• _Information shown_
--- begin ---
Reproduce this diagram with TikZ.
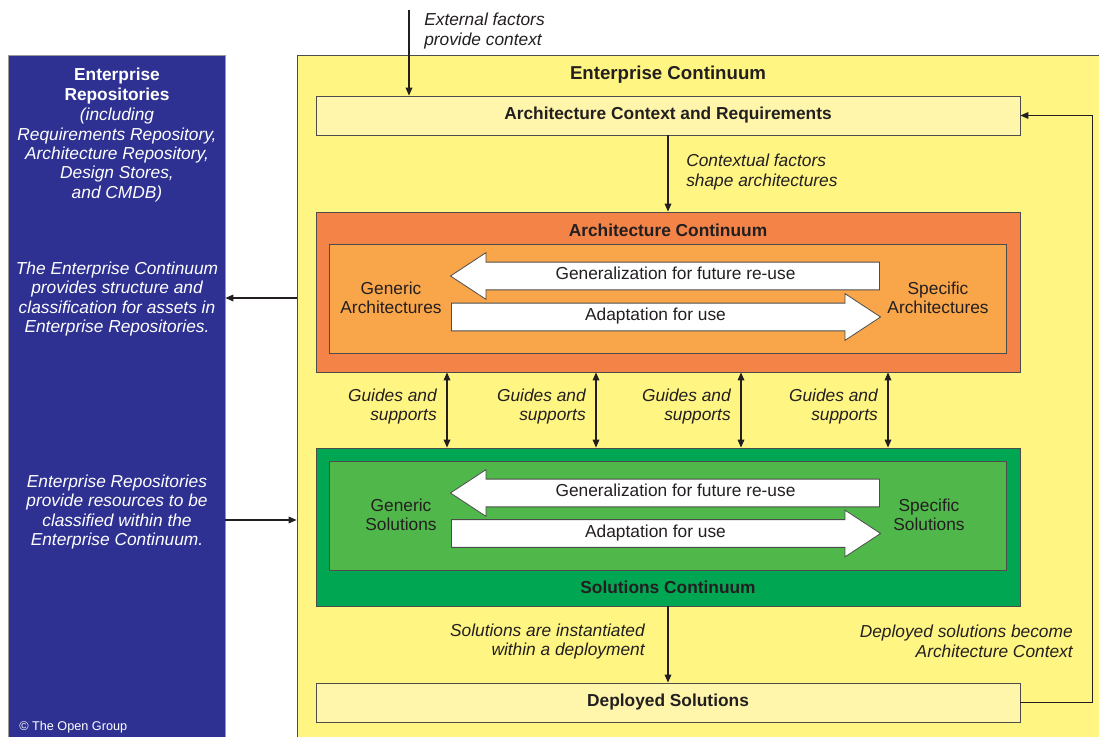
\documentclass[tikz,border=0pt]{standalone}
\usepackage{fontspec}
\setmainfont{Liberation Sans}
\usetikzlibrary{arrows.meta,positioning,shapes.arrows}
\definecolor{repoBlue}{RGB}{46,49,146}
\definecolor{ecYellow}{RGB}{255,245,130}
\definecolor{ctxYellow}{RGB}{255,246,172}
\definecolor{archOrange}{RGB}{243,131,70}
\definecolor{archLight}{RGB}{249,166,74}
\definecolor{solGreen}{RGB}{0,166,81}
\definecolor{solLight}{RGB}{80,184,74}
\definecolor{textDark}{RGB}{35,31,32}

\begin{document}
\begin{tikzpicture}[x=0.75pt, y=-0.75pt,
  panel/.style={draw=black!70, line width=0.6pt, inner sep=0pt, minimum width=528pt},
  dtxt/.style={text=textDark, align=center, inner sep=0pt, font=\fontsize{13}{14.6}\selectfont},
  btxt/.style={dtxt, font=\fontsize{13}{14.6}\selectfont\bfseries},
  itxt/.style={dtxt, font=\fontsize{13}{14.6}\selectfont\itshape},
  wtxt/.style={itxt, text=white},
  blk/.style={single arrow, draw=black!70, line width=0.6pt, fill=white, text=textDark,
    font=\fontsize{13}{14.6}\selectfont, text height=8.6pt, text depth=2.6pt,
    inner ysep=4.5pt, inner xsep=2pt, single arrow head extend=7.1pt,
    single arrow tip angle=66.6, minimum height=321.75pt},
  arr/.style={-{Triangle[length=6pt,width=5pt]}, line width=0.9pt, textDark},
  dbl/.style={{Triangle[length=6pt,width=5pt]}-{Triangle[length=6pt,width=5pt]}, line width=0.9pt, textDark}
]
  \useasboundingbox (0,0) rectangle (1099,737);
  \clip (0,0) rectangle (1099,737);

  % repositories (left column)
  \node[panel, fill=repoBlue, draw=black!40, minimum width=162.75pt, minimum height=517.5pt] (repo) at (116.5,400) {};
  \node[wtxt, font=\fontsize{13}{14.6}\selectfont\bfseries] (repoHead) at (117,86) {Enterprise\\Repositories};
  \node[wtxt] (repoSub) at (117,155) {(including\\Requirements Repository,\\Architecture Repository,\\Design Stores,\\and CMDB)};
  \node[wtxt] (repoA) at (117,299) {The Enterprise Continuum\\provides structure and\\classification for assets in\\Enterprise Repositories.};
  \node[wtxt] (repoB) at (117,512) {Enterprise Repositories\\provide resources to be\\classified within the\\Enterprise Continuum.};
  \node[text=white, inner sep=0pt, font=\fontsize{9.5}{11}\selectfont, anchor=west] (copy) at (19,727) {© The Open Group};

  % enterprise continuum (right)
  \node[panel, fill=ecYellow, minimum width=609.75pt, minimum height=517.5pt] (ent) at (703.5,400) {};
  \node[btxt, font=\fontsize{14}{16}\selectfont\bfseries] (entTitle) at (668,75) {Enterprise Continuum};
  \node[panel, fill=ctxYellow, minimum height=29.25pt, btxt] (acr) at (668,115.5) {Architecture Context and Requirements};

  % architecture continuum
  \node[panel, fill=archOrange, minimum height=120pt] (archOut) at (668,292) {};
  \node[btxt] (archTitle) at (668,230) {Architecture Continuum};
  \node[panel, fill=archLight, minimum width=507.75pt, minimum height=81.75pt] (archIn) at (667.5,298.5) {};
  \node[blk, shape border rotate=180] (archGen) at (675.5,276) {Generalization for future re-use};
  \node[blk] (archAdp) at (655.5,317) {Adaptation for use};
  \node[dtxt] (archGeneric) at (391,298) {Generic\\Architectures};
  \node[dtxt] (archSpecific) at (938,298) {Specific\\Architectures};

  % solutions continuum
  \node[panel, fill=solGreen, minimum height=118.5pt] (solOut) at (668,527) {};
  \node[btxt] (solTitle) at (668,587) {Solutions Continuum};
  \node[panel, fill=solLight, minimum width=507.75pt, minimum height=81.75pt] (solIn) at (667.5,515.5) {};
  \node[blk, shape border rotate=180] (solGen) at (675.5,493) {Generalization for future re-use};
  \node[blk] (solAdp) at (655.5,533.5) {Adaptation for use};
  \node[dtxt] (solGeneric) at (401,515) {Generic\\Solutions};
  \node[dtxt] (solSpecific) at (929,515) {Specific\\Solutions};

  \node[panel, fill=ctxYellow, minimum height=29.25pt, btxt] (dep) at (668,702.5) {Deployed Solutions};

  % flows
  \coordinate (extTop) at (409,10);
  \draw[arr] (extTop) -- (acr.north -| extTop);
  \node[itxt, align=left, anchor=west] (extLab) at (424,31) {External factors\\provide context};
  \draw[arr] (acr.south) -- (archOut.north);
  \node[itxt, align=left, anchor=west] (ctxLab) at (686,172) {Contextual factors\\shape architectures};
  \foreach \gx in {447,596,741,888} {
    \draw[dbl] (archOut.south -| \gx,0) -- (solOut.north -| \gx,0);
    \node[itxt, align=right, anchor=east] (guide\gx) at (\gx-10,406.5) {Guides and\\supports};
  }
  \draw[arr] (solOut.south) -- (dep.north);
  \node[itxt, align=right, anchor=east] (instLab) at (645,641.5) {Solutions are instantiated\\within a deployment};
  \draw[arr] (dep.east) -- ++(72,0) |- (acr.east);
  \node[itxt, align=right, anchor=east] (depLab) at (1073,641.5) {Deployed solutions become\\Architecture Context};
  \draw[arr] (ent.west |- 0,298) -- (repo.east |- 0,298);
  \draw[arr] (repo.east |- 0,520) -- (ent.west |- 0,520);
\end{tikzpicture}
\end{document}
--- end ---
• _Task to complete_
Copy every line above word for word and exclude the pictures.

• _Exercise response_
Reproduce this diagram with TikZ.
\documentclass[tikz,border=0pt]{standalone}
\usepackage{fontspec}
\setmainfont{Liberation Sans}
\usetikzlibrary{arrows.meta,positioning,shapes.arrows}
\definecolor{repoBlue}{RGB}{46,49,146}
\definecolor{ecYellow}{RGB}{255,245,130}
\definecolor{ctxYellow}{RGB}{255,246,172}
\definecolor{archOrange}{RGB}{243,131,70}
\definecolor{archLight}{RGB}{249,166,74}
\definecolor{solGreen}{RGB}{0,166,81}
\definecolor{solLight}{RGB}{80,184,74}
\definecolor{textDark}{RGB}{35,31,32}

\begin{document}
\begin{tikzpicture}[x=0.75pt, y=-0.75pt,
  panel/.style={draw=black!70, line width=0.6pt, inner sep=0pt, minimum width=528pt},
  dtxt/.style={text=textDark, align=center, inner sep=0pt, font=\fontsize{13}{14.6}\selectfont},
  btxt/.style={dtxt, font=\fontsize{13}{14.6}\selectfont\bfseries},
  itxt/.style={dtxt, font=\fontsize{13}{14.6}\selectfont\itshape},
  wtxt/.style={itxt, text=white},
  blk/.style={single arrow, draw=black!70, line width=0.6pt, fill=white, text=textDark,
    font=\fontsize{13}{14.6}\selectfont, text height=8.6pt, text depth=2.6pt,
    inner ysep=4.5pt, inner xsep=2pt, single arrow head extend=7.1pt,
    single arrow tip angle=66.6, minimum height=321.75pt},
  arr/.style={-{Triangle[length=6pt,width=5pt]}, line width=0.9pt, textDark},
  dbl/.style={{Triangle[length=6pt,width=5pt]}-{Triangle[length=6pt,width=5pt]}, line width=0.9pt, textDark}
]
  \useasboundingbox (0,0) rectangle (1099,737);
  \clip (0,0) rectangle (1099,737);

  % repositories (left column)
  \node[panel, fill=repoBlue, draw=black!40, minimum width=162.75pt, minimum height=517.5pt] (repo) at (116.5,400) {};
  \node[wtxt, font=\fontsize{13}{14.6}\selectfont\bfseries] (repoHead) at (117,86) {Enterprise\\Repositories};
  \node[wtxt] (repoSub) at (117,155) {(including\\Requirements Repository,\\Architecture Repository,\\Design Stores,\\and CMDB)};
  \node[wtxt] (repoA) at (117,299) {The Enterprise Continuum\\provides structure and\\classification for assets in\\Enterprise Repositories.};
  \node[wtxt] (repoB) at (117,512) {Enterprise Repositories\\provide resources to be\\classified within the\\Enterprise Continuum.};
  \node[text=white, inner sep=0pt, font=\fontsize{9.5}{11}\selectfont, anchor=west] (copy) at (19,727) {© The Open Group};

  % enterprise continuum (right)
  \node[panel, fill=ecYellow, minimum width=609.75pt, minimum height=517.5pt] (ent) at (703.5,400) {};
  \node[btxt, font=\fontsize{14}{16}\selectfont\bfseries] (entTitle) at (668,75) {Enterprise Continuum};
  \node[panel, fill=ctxYellow, minimum height=29.25pt, btxt] (acr) at (668,115.5) {Architecture Context and Requirements};

  % architecture continuum
  \node[panel, fill=archOrange, minimum height=120pt] (archOut) at (668,292) {};
  \node[btxt] (archTitle) at (668,230) {Architecture Continuum};
  \node[panel, fill=archLight, minimum width=507.75pt, minimum height=81.75pt] (archIn) at (667.5,298.5) {};
  \node[blk, shape border rotate=180] (archGen) at (675.5,276) {Generalization for future re-use};
  \node[blk] (archAdp) at (655.5,317) {Adaptation for use};
  \node[dtxt] (archGeneric) at (391,298) {Generic\\Architectures};
  \node[dtxt] (archSpecific) at (938,298) {Specific\\Architectures};

  % solutions continuum
  \node[panel, fill=solGreen, minimum height=118.5pt] (solOut) at (668,527) {};
  \node[btxt] (solTitle) at (668,587) {Solutions Continuum};
  \node[panel, fill=solLight, minimum width=507.75pt, minimum height=81.75pt] (solIn) at (667.5,515.5) {};
  \node[blk, shape border rotate=180] (solGen) at (675.5,493) {Generalization for future re-use};
  \node[blk] (solAdp) at (655.5,533.5) {Adaptation for use};
  \node[dtxt] (solGeneric) at (401,515) {Generic\\Solutions};
  \node[dtxt] (solSpecific) at (929,515) {Specific\\Solutions};

  \node[panel, fill=ctxYellow, minimum height=29.25pt, btxt] (dep) at (668,702.5) {Deployed Solutions};

  % flows
  \coordinate (extTop) at (409,10);
  \draw[arr] (extTop) -- (acr.north -| extTop);
  \node[itxt, align=left, anchor=west] (extLab) at (424,31) {External factors\\provide context};
  \draw[arr] (acr.south) -- (archOut.north);
  \node[itxt, align=left, anchor=west] (ctxLab) at (686,172) {Contextual factors\\shape architectures};
  \foreach \gx in {447,596,741,888} {
    \draw[dbl] (archOut.south -| \gx,0) -- (solOut.north -| \gx,0);
    \node[itxt, align=right, anchor=east] (guide\gx) at (\gx-10,406.5) {Guides and\\supports};
  }
  \draw[arr] (solOut.south) -- (dep.north);
  \node[itxt, align=right, anchor=east] (instLab) at (645,641.5) {Solutions are instantiated\\within a deployment};
  \draw[arr] (dep.east) -- ++(72,0) |- (acr.east);
  \node[itxt, align=right, anchor=east] (depLab) at (1073,641.5) {Deployed solutions become\\Architecture Context};
  \draw[arr] (ent.west |- 0,298) -- (repo.east |- 0,298);
  \draw[arr] (repo.east |- 0,520) -- (ent.west |- 0,520);
\end{tikzpicture}
\end{document}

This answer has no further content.